JCF analysis also allows a nuanced description of transparent versus black-box episodes on the Score, regarding both the human side (to the automation) and the automation (to the human). The analysis can also show changes in automation-human roles during control episodes (e.g., due to adaptive automation). However, even though the underlying model is quite complex (see Figs. 6, 8), the Score is quite a simple notation.

Moreover, the Score allows for abstraction of particular episodes into episode types (Fig. 12), which can potentially facilitate generalizability and transfer of analyses and solutions across cases and domains. Although shorter episodes can be analysed manually, analysis tools could be needed to cope with longer episodes, and with episodes that have many simultaneous control processes and external processes. Further, we have not measured how difficult or time demanding it would be to apply the suggested framework compared to other frameworks. Nor has the framework been validated in the sense of applying it in a completed design cycle. Currently, several projects have been initiated with the purpose of studying these issues.

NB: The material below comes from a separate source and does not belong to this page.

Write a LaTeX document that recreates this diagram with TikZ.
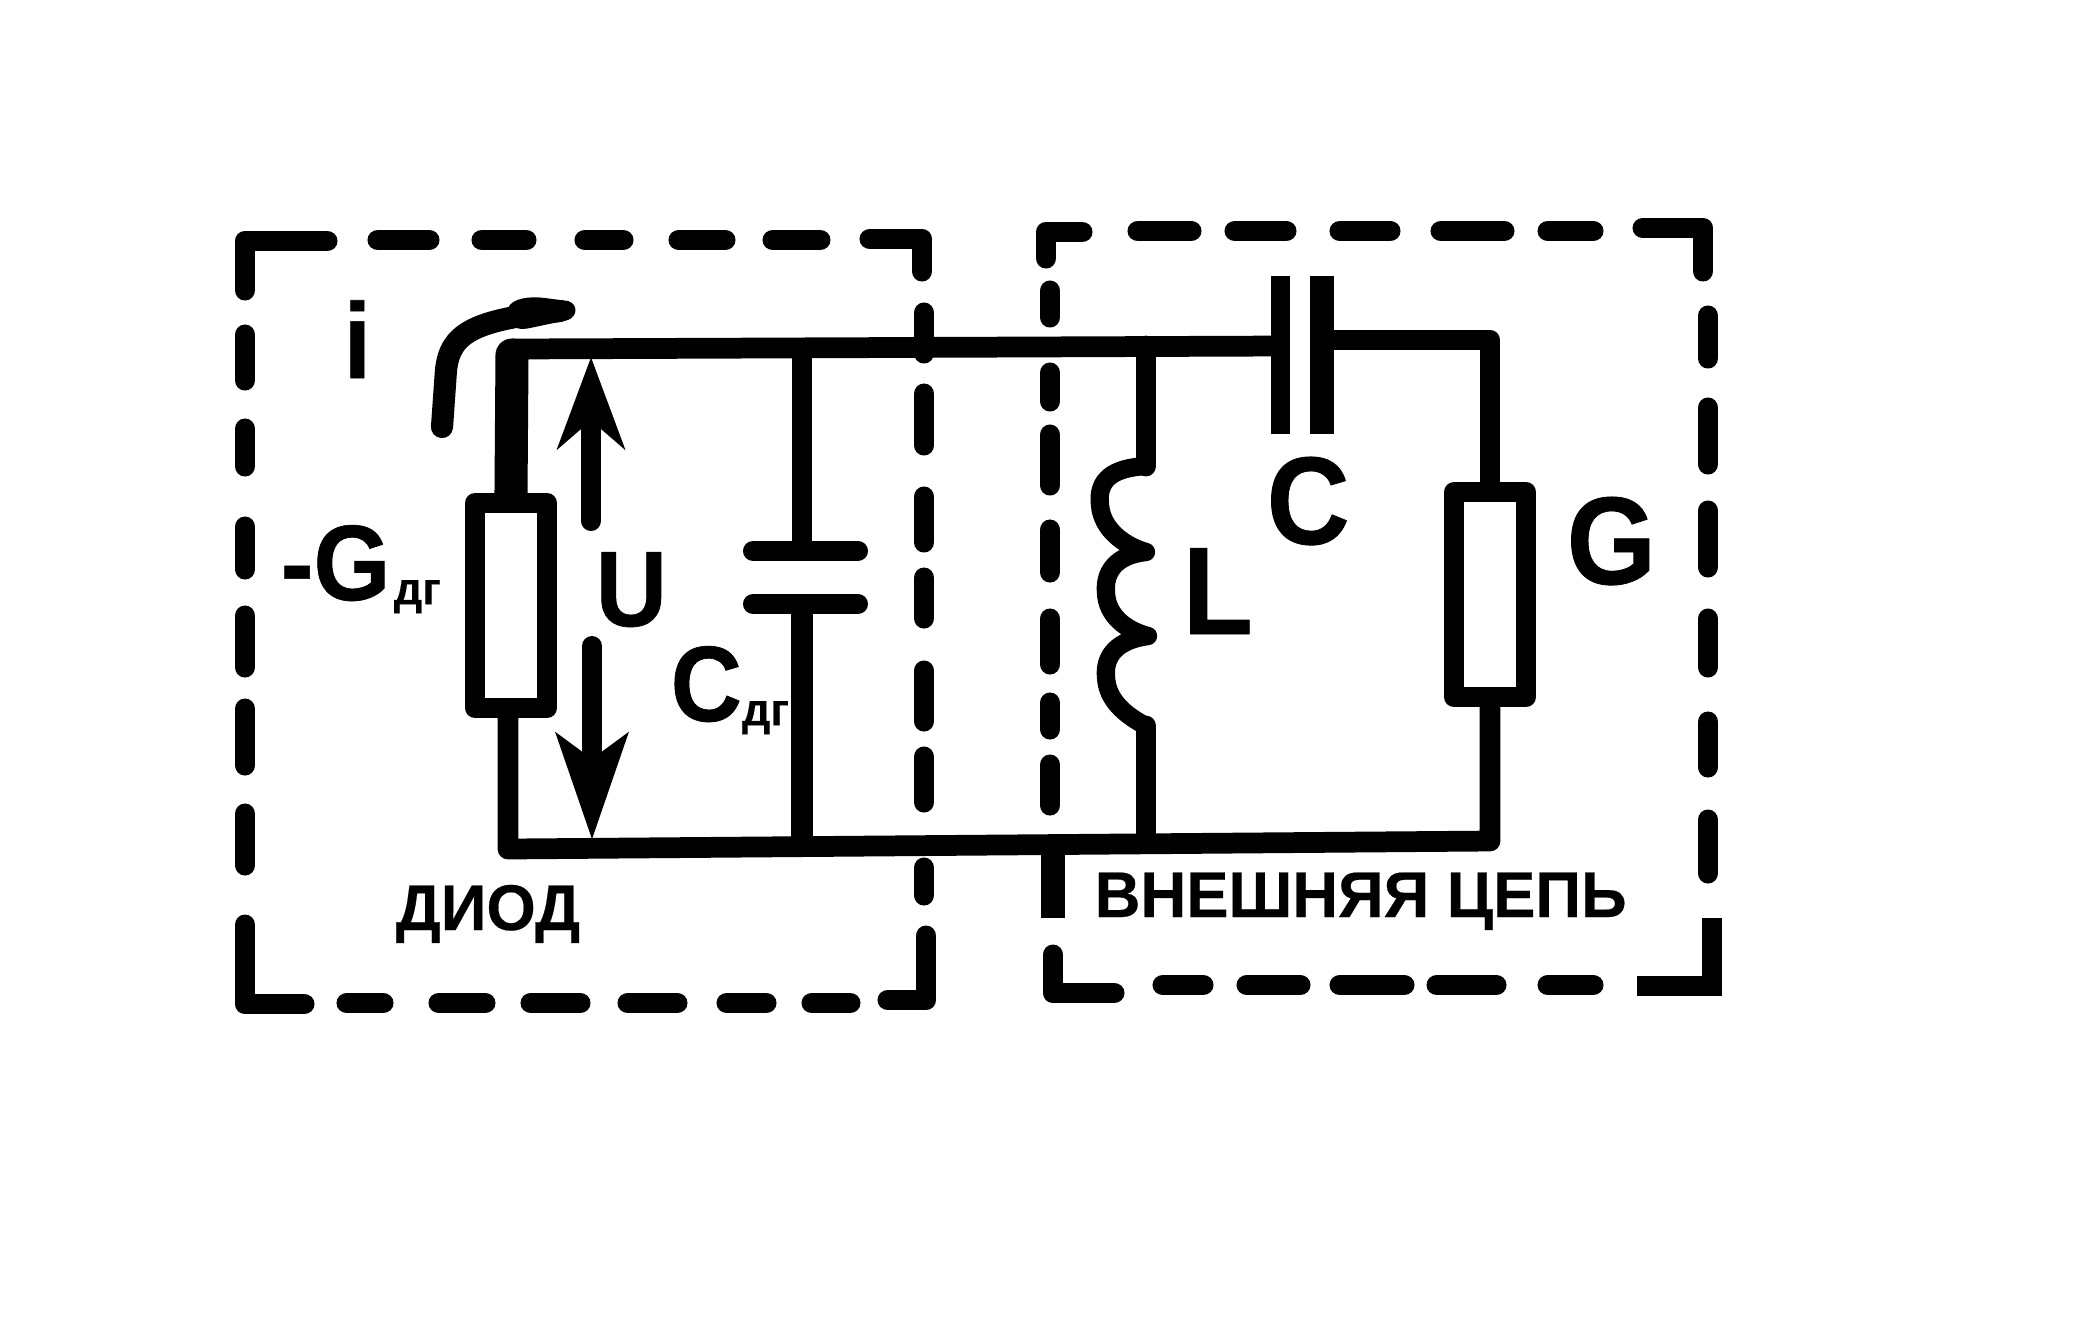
\documentclass[tikz,border=0pt]{standalone}
\usepackage{fontspec}
\setmainfont{Liberation Sans}
\newfontfamily\tallfont{Liberation Sans Bold}[FakeStretch=0.92,FakeBold=0.6]
\newfontfamily\capfont{Liberation Sans Bold}[FakeStretch=0.98,FakeBold=0.3]
\usetikzlibrary{arrows.meta,positioning}
\tikzset{
    wire/.style={
        draw=black,
        line width=5.9pt,
        line join=round
    },
    lead/.style={
        draw=black,
        line width=9.4pt,
        line cap=round
    },
    plate/.style={
        draw=black,
        line width=5.7pt,
        line cap=round
    },
    boxdash/.style={
        draw=black,
        line width=5.9pt,
        line cap=round,
        line join=round,
        shorten <=2.8pt,
        shorten >=2.8pt
    },
    resistor/.style={
        draw=black,
        fill=white,
        rectangle,
        line join=round,
        line width=5.6pt,
        inner sep=0pt,
        minimum width=0.72cm,
        minimum height=2.05cm
    },
    upfor/.style={
        draw=black,
        line width=5.7pt,
        line cap=round,
        -{Stealth[length=26pt,width=19pt,inset=8pt]}
    },
    downfor/.style={
        draw=black,
        line width=5.7pt,
        line cap=round,
        -{Stealth[length=30pt,width=20pt,inset=7pt]}
    },
    biglabel/.style={
        font=\fontsize{35.5}{35.5}\tallfont,
        inner sep=0pt,
        anchor=base west
    },
    midlabel/.style={
        font=\fontsize{30.5}{30.5}\tallfont,
        inner sep=0pt,
        anchor=base west
    },
    caption/.style={
        font=\fontsize{18.4}{18.4}\capfont,
        inner sep=0pt,
        anchor=base west
    }
}
\newcommand{\dgsub}{\raisebox{-1.2pt}{\fontsize{13}{13}\capfont дг}}

\begin{document}
\begin{tikzpicture}[x=0.01cm,y=-0.01cm]
    \useasboundingbox (0,0) rectangle (2079,1335);

    % Diode box
    \draw[boxdash] (337,241) -- (245,241) -- (245,300);
    \foreach \a/\b in {368/439,472/536,575/633,669/735,763/830}
        \draw[boxdash] (\a,240) -- (\b,240);
    \draw[boxdash] (860,239) -- (922,239) -- (922,281);
    \foreach \a/\b in {303/363,384/455,487/552,568/628,661/731,747/812,858/905}
        \draw[boxdash] (924,\a) -- (924,\b);
    \draw[boxdash] (926,926) -- (926,1000) -- (878,1000);
    \foreach \a/\b in {802/860,717/776,618/687,521/590,429/495,337/393}
        \draw[boxdash] (\a,1003) -- (\b,1003);
    \draw[boxdash] (314,1004) -- (245,1004) -- (245,915);
    \foreach \a/\b in {804/875,699/775,606/677,517/579,419/476,325/390}
        \draw[boxdash] (245,\a) -- (245,\b);

    % External circuit box
    \draw[boxdash] (1092,232) -- (1046,232) -- (1046,268);
    \foreach \a/\b in {1128/1201,1225/1296,1330/1400,1431/1514,1538/1603}
        \draw[boxdash] (\a,231) -- (\b,231);
    \draw[boxdash] (1633,228) -- (1703,228) -- (1703,281);
    \foreach \a/\b in {306/368,398/474,501/577,609/677,712/777,810/883}
        \draw[boxdash] (1708,\a) -- (1708,\b);
    \draw[line width=5.7pt] (1712,918) -- (1712,986) -- (1637,986);
    \foreach \a/\b in {1538/1603,1427/1506,1330/1414,1237/1310,1153/1213}
        \draw[boxdash] (\a,985) -- (\b,985);
    \draw[boxdash] (1124,993) -- (1053,993) -- (1053,945);
    \draw[line width=6.8pt] (1053,850) -- (1053,918);
    \foreach \a/\b in {755/815,693/739,609/674,520/582,425/495,363/411,281/327}
        \draw[boxdash] (1050,\a) -- (1050,\b);

    % Main elements
    \node[resistor] (Gdiode) at (511,605.5) {};
    \node[resistor] (Gload) at (1490,594.5) {};
    \coordinate (cornerTL) at (512,349);
    \coordinate (cornerBL) at (508,849);
    \coordinate (cornerTR) at (1490,340);
    \coordinate (cornerBR) at (1490,841);
    \coordinate (Cleft) at (1280,346);
    \coordinate (Cright) at (1322,340);

    % Wires
    \draw[wire] (cornerTL) -- (Cleft);
    \draw[wire] (Cright) -- (cornerTR) -- (Gload.north);
    \draw[wire] (Gload.south) -- (cornerBR) -- (cornerBL) -- (cornerBL |- Gdiode.south);
    \draw[lead] (Gdiode.north) -- (512,355);

    % Capacitor C
    \draw[line width=5.4pt] (1280,276) -- (Cleft) -- (1280,434);
    \draw[line width=6.8pt] (1322,276) -- (Cright) -- (1322,434);

    % Capacitor Cdg
    \coordinate (Cdgtop) at (802,551);
    \coordinate (Cdgbot) at (802,604);
    \draw[wire] (802,349) -- (Cdgtop);
    \draw[line width=6.5pt] (Cdgbot) -- (802,845);
    \draw[plate] (753,551) -- (Cdgtop) -- (858,551);
    \draw[plate] (753,604) -- (Cdgbot) -- (858,604);

    % Inductor L
    \coordinate (Ltop) at (1146,466);
    \coordinate (Lbot) at (1146,726);
    \draw[wire,line cap=round] (1146,346) -- (Ltop);
    \draw[wire,line cap=round] (Lbot) -- (1146,840);
    \draw[line width=5.2pt,line join=round] (Ltop)
        .. controls (1112,468) and (1097,480) .. (1100,505)
        .. controls (1102,530) and (1125,546) .. (1146,552)
        .. controls (1116,555) and (1104,572) .. (1106,593)
        .. controls (1107,615) and (1125,630) .. (1148,636)
        .. controls (1118,640) and (1104,655) .. (1106,677)
        .. controls (1107,700) and (1125,715) .. (Lbot);

    % Voltage arrows
    \coordinate (Uup) at (591,357);
    \coordinate (Udown) at (592,840);
    \draw[upfor] (591,521) -- (Uup);
    \draw[downfor] (592,646) -- (Udown);

    % Current arrow
    \coordinate (itail) at (442,427);
    \coordinate (itip) at (560,311);
    \draw[wire,line width=6.3pt,line cap=round] (itail) -- (446,370)
        .. controls (450,335) and (470,320) .. (itip);
    \fill (508,308) .. controls (512,298) and (530,296) .. (545,298)
        -- (568,301) .. controls (578,304) and (578,316) .. (568,320)
        -- (530,328) .. controls (512,332) and (505,322) .. (508,308);

    % Labels
    \node[midlabel] (ilabel) at (343,378) {i};
    \node[midlabel] (Gdlabel) at (280,600) {-G\hspace{1pt}\dgsub};
    \node[midlabel] (Ulabel) at (595,626) {U};
    \node[midlabel] (Cdglabel) at (670,721) {C\dgsub};
    \node[biglabel] (Clabel) at (1266,544) {C};
    \node[biglabel] (Llabel) at (1182,634) {L};
    \node[biglabel] (Glabel) at (1566,584) {G};
    \node[caption] (diodlabel) at (395,930) {ДИОД};
    \node[caption] (extlabel) at (1094,917) {ВНЕШНЯЯ ЦЕПЬ};
\end{tikzpicture}
\end{document}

Practitioner Summary. The Joint Control Framework, through the Score notation, can be used to describe and analyse interaction between human operators and autonomous, automated, and manual control systems. Existing work systems can be analysed, as can new designs. The Score allows for description of the level of cognitive control at the joints in the human–machine system, joints between control processes, and (potentially dynamic) function allocations over episodes of interaction. This allows analyses of control tactics, including feedback/feedforward; the levels at which the system is transparent versus being a black box, versus the need to use the transparency/open the black box in particular scenarios and in scenario types; function allocations; and analyses of questions regarding the levels at which interactions should/need to take place as a consequence of particular function allocations.